The deaths of George Floyd and Breonna Taylor earlier this year reverberated around the nation and beyond, raising awareness of many forms of discrimination. Among the people eager to do something constructive have been many leaders of the U.S. business community.

A workforce comprised of employees who all think alike has difficulty bringing new perspectives to bear on business challenges. A company seeking to diversify its workforce can draw from a larger and deeper talent pool than a company in which everyone shares the same background. A diverse workforce is more innovative and better performing than a homogeneous one, and studies show that diverse teams generate higher returns for their companies.

However, even though the case for diversity is compelling, achieving it can be a challenge. It’s not something that can be ordered by decree, nor is it something that a chief executive officer can casually delegate to the company’s training, human resources (HR) or development teams and then wash his or her hands of the matter. Issues of social justice are too deeply rooted for a business-as-usual mitigation approach.

At the same time, however, there is also a great and largely untapped asset that leaders can use: the number of employees at every level of the organization who share the belief that something needs to be done about discrimination in hiring, training, promoting and retaining a diverse workforce. Some of them have specific ideas about it. In essence, there are bottom-up diversity strategies that may be more effective ways to secure employee buy-in than a top-down order. A strongly worded email from the CEO just isn’t enough.

An idea that percolates upward through the organization as it gains support can be a powerful instrument. Crowdsourcing ideas on specific diversity initiatives and harvesting input from hundreds or even thousands of employees can also unify employees behind the actions a company takes. But there are likely to be a significant number of ideas resulting from the exercise, some of which are more practical than others. So, how do you sort them out?

It can happen in much the same way as a budget conversation: What are the greatest needs? Where is the low-hanging fruit? Which ideas are likely to generate the broadest base of support? Which ideas are too costly? Although it might sound unusual to compare a diversity conversation to a budgeting conversation, there are similarities in how leaders start both types of constructive conversations. Both are intended to establish priorities and drive meaningful action that respects the diverse viewpoints held throughout an organization. The company can then form a committee of employees to help roll out the resulting initiatives.

Making diversity a priority has to begin with the organization’s leadership through a commitment to identifying the top 10 or 20 goals the committee thinks it can achieve quickly. Once the team has narrowed the field to two or three goals, it can crowdsource those ideas throughout the organization to solicit opinions, refine topics and formulate action plans. There might have been 20 good ideas that grew out of the original solicitation, but trying to put too many into action at once can lead to paralysis and failure.

Here are three ideas to jump-start conversations on diversity initiatives:

1. Giving

Ask employees about ways the organization can support equity in the broader community, such as payroll donations and donation matching, mentoring, and scholarships.

2. Development

Ask how your company can raise awareness and increase applications from underrepresented candidates for current and future job postings.

3. Partnering

Ask about civic, educational or trade organizations outside the company that are focused on diversity and that would be worthy of the company’s support and involvement.
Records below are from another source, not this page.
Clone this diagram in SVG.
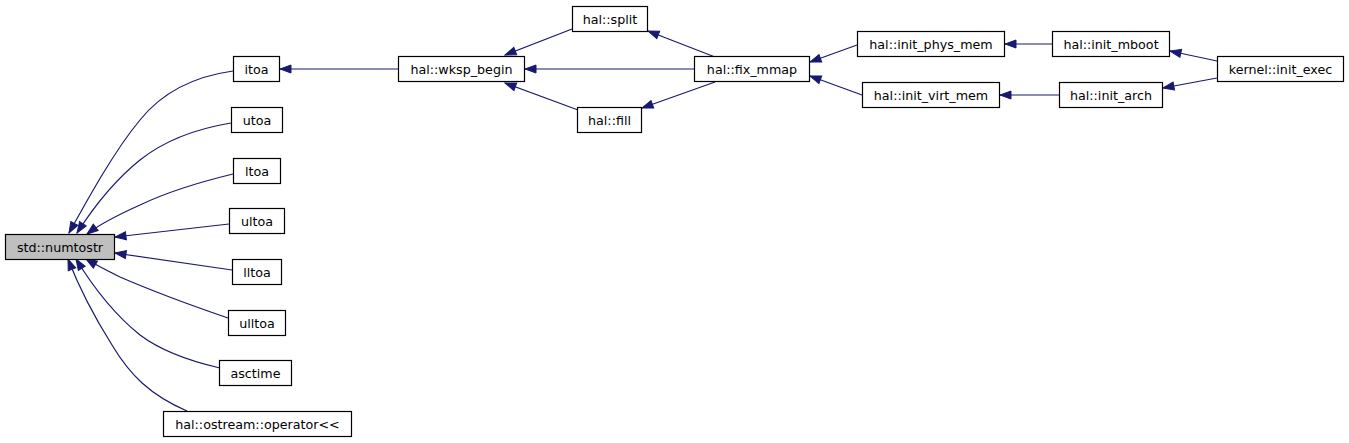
<svg xmlns="http://www.w3.org/2000/svg" width="1349" height="443" viewBox="0 0 1349 443">
<style>
  .node rect { fill: #ffffff; stroke: #000000; stroke-width: 1.2; }
  .node.root rect { fill: #bfbfbf; }
  .node text { font-family: "DejaVu Sans", sans-serif; font-size: 12.7px; fill: #000000; text-anchor: middle; }
  #edges path { fill: none; stroke: #191970; stroke-width: 1.2; marker-end: url(#arrow); }
</style>
<defs>
  <marker id="arrow" markerUnits="userSpaceOnUse" markerWidth="14" markerHeight="11" refX="12" refY="5" orient="auto">
    <path d="M1,1 L12,5 L1,9 Z" fill="#191970" stroke="#191970" stroke-width="1"/>
  </marker>
</defs>
<rect width="1349" height="443" fill="#ffffff"/>
<g id="edges">
  <path d="M398,69 L280,69"/>
  <path d="M572,29 L505,55"/>
  <path d="M694,69 L525,69"/>
  <path d="M578,110 L505,83"/>
  <path d="M715,57 L648,31"/>
  <path d="M715,82 L642,108"/>
  <path d="M857,45 L810,62"/>
  <path d="M862,95 L810,76"/>
  <path d="M1052,44 L1005,44"/>
  <path d="M1059,95 L1000,95"/>
  <path d="M1217,61 L1170,51"/>
  <path d="M1217,78 L1163,88"/>
  <path d="M233,71 C190,77 160,95 140,120 C115,150 90,195 69,233"/>
  <path d="M231,123 C195,129 165,140 140,160 C115,180 95,205 77,233"/>
  <path d="M233,174 C200,182 165,193 140,205 C120,214 100,224 87,234"/>
  <path d="M229,224 L115,237"/>
  <path d="M232,270 L115,253"/>
  <path d="M228,318 C190,305 150,290 120,277 C108,271 96,265 86,259"/>
  <path d="M220,368 C185,360 160,350 140,335 C115,315 95,290 76,259"/>
  <path d="M187,411 C150,395 130,375 112,345 C95,318 80,290 68,259"/>
</g>
<g id="n_numtostr" class="node root"><rect x="5.5" y="234.5" width="109" height="25"/><text x="60" y="251.5">std::numtostr</text></g>
<g id="n_itoa" class="node"><rect x="233.5" y="56.5" width="46" height="25"/><text x="256.5" y="73.5">itoa</text></g>
<g id="n_utoa" class="node"><rect x="231.5" y="107.5" width="51" height="25"/><text x="257" y="124.5">utoa</text></g>
<g id="n_ltoa" class="node"><rect x="233.5" y="158.5" width="47" height="25"/><text x="257" y="175.5">ltoa</text></g>
<g id="n_ultoa" class="node"><rect x="229.5" y="208.5" width="55" height="25"/><text x="257" y="225.5">ultoa</text></g>
<g id="n_lltoa" class="node"><rect x="232.5" y="259.5" width="49" height="25"/><text x="257" y="276.5">lltoa</text></g>
<g id="n_ulltoa" class="node"><rect x="228.5" y="310.5" width="57" height="25"/><text x="257" y="327.5">ulltoa</text></g>
<g id="n_asctime" class="node"><rect x="219.5" y="360.5" width="72" height="25"/><text x="255.5" y="377.5">asctime</text></g>
<g id="n_operator" class="node"><rect x="163.5" y="411.5" width="188" height="25"/><text x="257.5" y="428.5">hal::ostream::operator&lt;&lt;</text></g>
<g id="n_wksp_begin" class="node"><rect x="398.5" y="56.5" width="126" height="25"/><text x="461.5" y="73.5">hal::wksp_begin</text></g>
<g id="n_split" class="node"><rect x="572.5" y="6.5" width="75" height="25"/><text x="610" y="23.5">hal::split</text></g>
<g id="n_fix_mmap" class="node"><rect x="694.5" y="56.5" width="115" height="25"/><text x="752" y="73.5">hal::fix_mmap</text></g>
<g id="n_fill" class="node"><rect x="577.5" y="107.5" width="64" height="25"/><text x="609.5" y="124.5">hal::fill</text></g>
<g id="n_init_phys_mem" class="node"><rect x="857.5" y="31.5" width="147" height="25"/><text x="931" y="48.5">hal::init_phys_mem</text></g>
<g id="n_init_virt_mem" class="node"><rect x="862.5" y="82.5" width="137" height="25"/><text x="931" y="99.5">hal::init_virt_mem</text></g>
<g id="n_init_mboot" class="node"><rect x="1052.5" y="31.5" width="117" height="25"/><text x="1111" y="48.5">hal::init_mboot</text></g>
<g id="n_init_arch" class="node"><rect x="1059.5" y="82.5" width="103" height="25"/><text x="1111" y="99.5">hal::init_arch</text></g>
<g id="n_init_exec" class="node"><rect x="1217.5" y="56.5" width="126" height="25"/><text x="1280.5" y="73.5">kernel::init_exec</text></g>
</svg>
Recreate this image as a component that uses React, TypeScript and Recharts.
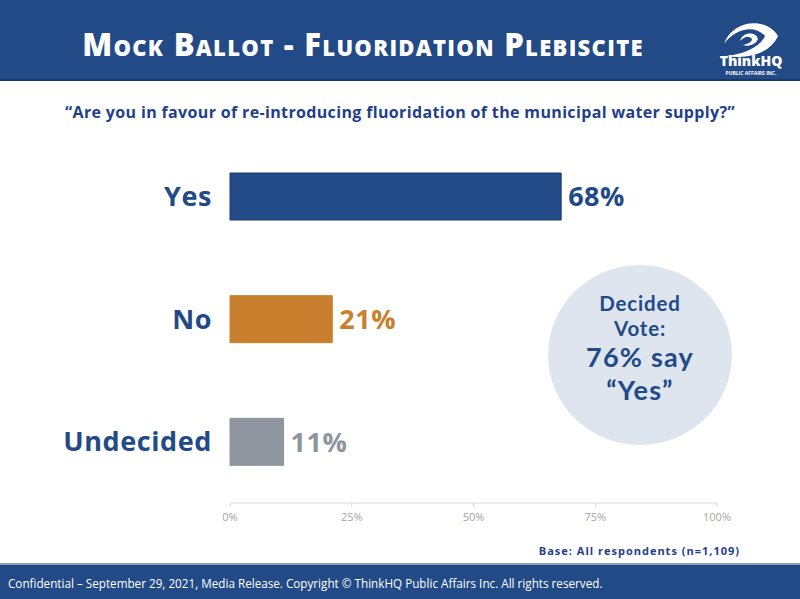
import { BarChart, Bar, XAxis, YAxis, Cell, LabelList } from 'recharts'

const categories = ['Yes', 'No', 'Undecided']
const shares = [68, 21, 11]
const barColors = ['#214a87', '#c8802e', '#8e959e']
const labelColors = ['#1f4a87', '#c8802e', '#8e959e']
const xTicks = [0, 25, 50, 75, 100]

const data = categories.map((name, i) => ({ name, value: shares[i] }))

const NAVY = '#214a87'
const FONT = '"Open Sans", "Noto Sans", sans-serif'
const BUBBLE_FONT = 'Lato, "Open Sans", sans-serif'

const ValueLabel = (props: any) => {
  const { x, y, width, height, value, index } = props
  return (
    <text
      x={x + width + 7}
      y={y + height / 2}
      dy="0.36em"
      fill={labelColors[index]}
      fontSize={27}
      fontWeight={700}
      fontFamily={FONT}
      letterSpacing={0.5}
    >
      {value}%
    </text>
  )
}

const CategoryTick = (props: any) => {
  const { x, y, payload } = props
  return (
    <text
      x={x}
      y={y}
      dy="0.36em"
      textAnchor="end"
      fill={NAVY}
      fontSize={27}
      fontWeight={700}
      fontFamily={FONT}
      letterSpacing={0.6}
    >
      {payload.value}
    </text>
  )
}

function Logo() {
  return (
    <svg width={74} height={64} viewBox="0 0 74 64" style={{ position: 'absolute', left: 714, top: 14 }}>
      <path d="M10 30 C18 6 52 2 64 22 C57 38 36 46 12 42 C30 40 46 33 51 22 C42 11 22 13 10 30 Z" fill="#fff" />
      <path d="M26 27 C28 18 42 17 44 25 C42 31 33 33 29 31 C34 30 38 28 38 25 C35 21 30 23 26 27 Z" fill="#fff" />
      <text x={37} y={52} textAnchor="middle" fill="#fff" fontSize={14} fontWeight={800} fontFamily={FONT}>
        ThinkHQ
      </text>
      <text x={37} y={61} textAnchor="middle" fill="#fff" fontSize={5} fontWeight={700} fontFamily={FONT}>
        PUBLIC AFFAIRS INC.
      </text>
    </svg>
  )
}

export default function App() {
  const bubbleLine = (top: number, size: number, spacing: number) => ({
    position: 'absolute' as const,
    left: 0,
    width: 184,
    top,
    fontSize: size,
    lineHeight: `${size * 1.2}px`,
    letterSpacing: spacing,
    whiteSpace: 'nowrap' as const,
  })
  return (
    <div style={{ position: 'fixed', left: 0, top: 0, width: 800, height: 599, background: '#fff', overflow: 'hidden', fontFamily: FONT }}>
      <div style={{ position: 'absolute', left: 0, top: 0, width: 800, height: 79, background: NAVY, borderBottom: '2px solid #183a6e' }} />
      <div
        style={{
          position: 'absolute',
          left: 0,
          width: 726,
          top: 24,
          textAlign: 'center',
          color: '#fff',
          fontSize: 31,
          fontWeight: 800,
          fontVariant: 'small-caps',
          letterSpacing: 1.3,
          lineHeight: '40px',
        }}
      >
        Mock Ballot - Fluoridation Plebiscite
      </div>
      <Logo />
      <div
        style={{
          position: 'absolute',
          left: 0,
          width: 800,
          top: 101,
          textAlign: 'center',
          color: '#1f3f8a',
          fontSize: 16,
          fontWeight: 700,
          letterSpacing: 0.35,
          lineHeight: '22px',
        }}
      >
        “Are you in favour of re-introducing fluoridation of the municipal water supply?”
      </div>

      <div style={{ position: 'absolute', left: 0, top: 100 }}>
        <BarChart
          width={800}
          height={440}
          data={data}
          layout="vertical"
          margin={{ top: 35, right: 83, bottom: 12, left: 0 }}
          barSize={47}
        >
          <XAxis
            type="number"
            domain={[0, 100]}
            ticks={xTicks}
            tickFormatter={(v) => `${v}%`}
            stroke="#d9d9d9"
            tick={{ fill: '#a6a6a6', fontSize: 11, fontFamily: FONT }}
            tickSize={4}
            tickMargin={6}
            height={25}
          />
          <YAxis
            type="category"
            dataKey="name"
            width={230}
            axisLine={false}
            tickLine={false}
            tickSize={0}
            tickMargin={18}
            tick={<CategoryTick />}
          />
          <Bar dataKey="value" isAnimationActive={false}>
            {data.map((d, i) => (
              <Cell key={d.name} fill={barColors[i]} stroke={i === 0 ? '#1a3d73' : barColors[i]} />
            ))}
            <LabelList dataKey="value" content={<ValueLabel />} />
          </Bar>
        </BarChart>
      </div>

      <div
        style={{
          position: 'absolute',
          left: 548,
          top: 265,
          width: 184,
          height: 180,
          borderRadius: '50%',
          background: '#dfe5ef',
          color: NAVY,
          fontWeight: 700,
          textAlign: 'center',
          fontFamily: BUBBLE_FONT,
        }}
      >
        <div style={bubbleLine(25.7, 20.5, 0.8)}>Decided</div>
        <div style={bubbleLine(50.7, 20.5, 0.8)}>Vote:</div>
        <div style={bubbleLine(75.8, 27, 1.2)}>76% say</div>
        <div style={bubbleLine(108.8, 27, 1.2)}>“Yes”</div>
      </div>

      <div
        style={{
          position: 'absolute',
          right: 60,
          top: 543,
          color: '#1f3f8a',
          fontSize: 11,
          fontWeight: 700,
          letterSpacing: 1.0,
          lineHeight: '16px',
        }}
      >
        Base: All respondents (n=1,109)
      </div>

      <div style={{ position: 'absolute', left: 0, top: 563, width: 800, height: 36, background: NAVY, borderTop: '2px solid #8fa0bd' }} />
      <div style={{ position: 'absolute', left: 8, top: 574, color: '#fff', fontSize: 11.7, lineHeight: '18px' }}>
        Confidential – September 29, 2021, Media Release. Copyright © ThinkHQ Public Affairs Inc. All rights reserved.
      </div>
    </div>
  )
}
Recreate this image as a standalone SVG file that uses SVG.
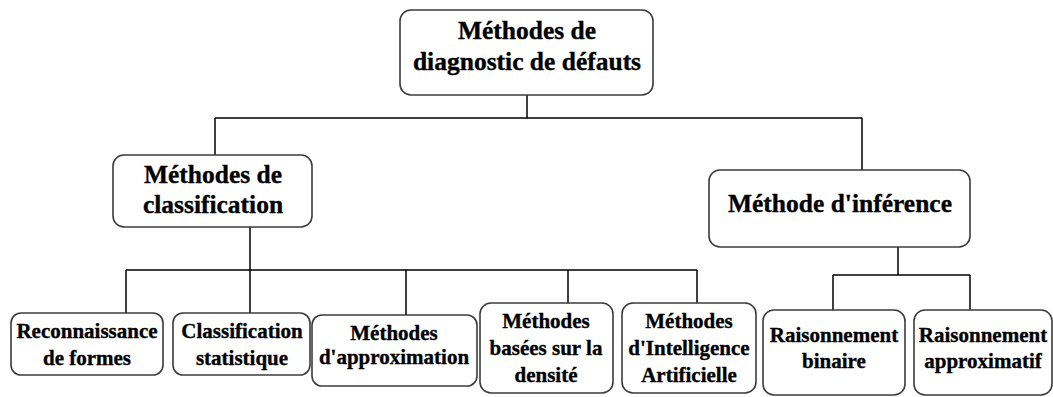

It’s easy to ask these questions and more challenging to analyze and follow through on the responses. Here are some suggestions:

    • Pose these questions by email, and consider the suggestions that come back within 48 hours.
    • If you are in a big organization, consider limiting the pool of employees polled to one division or one department.
    • Pay attention to the ideas that receive the most support as well as the ones deemed most essential to sustaining a movement.

Of course, implementing employee ideas — even good ones — won’t solve all the thorny issues around discrimination and inequity. However, it can be a concrete first step for organizations to move from rhetoric to action.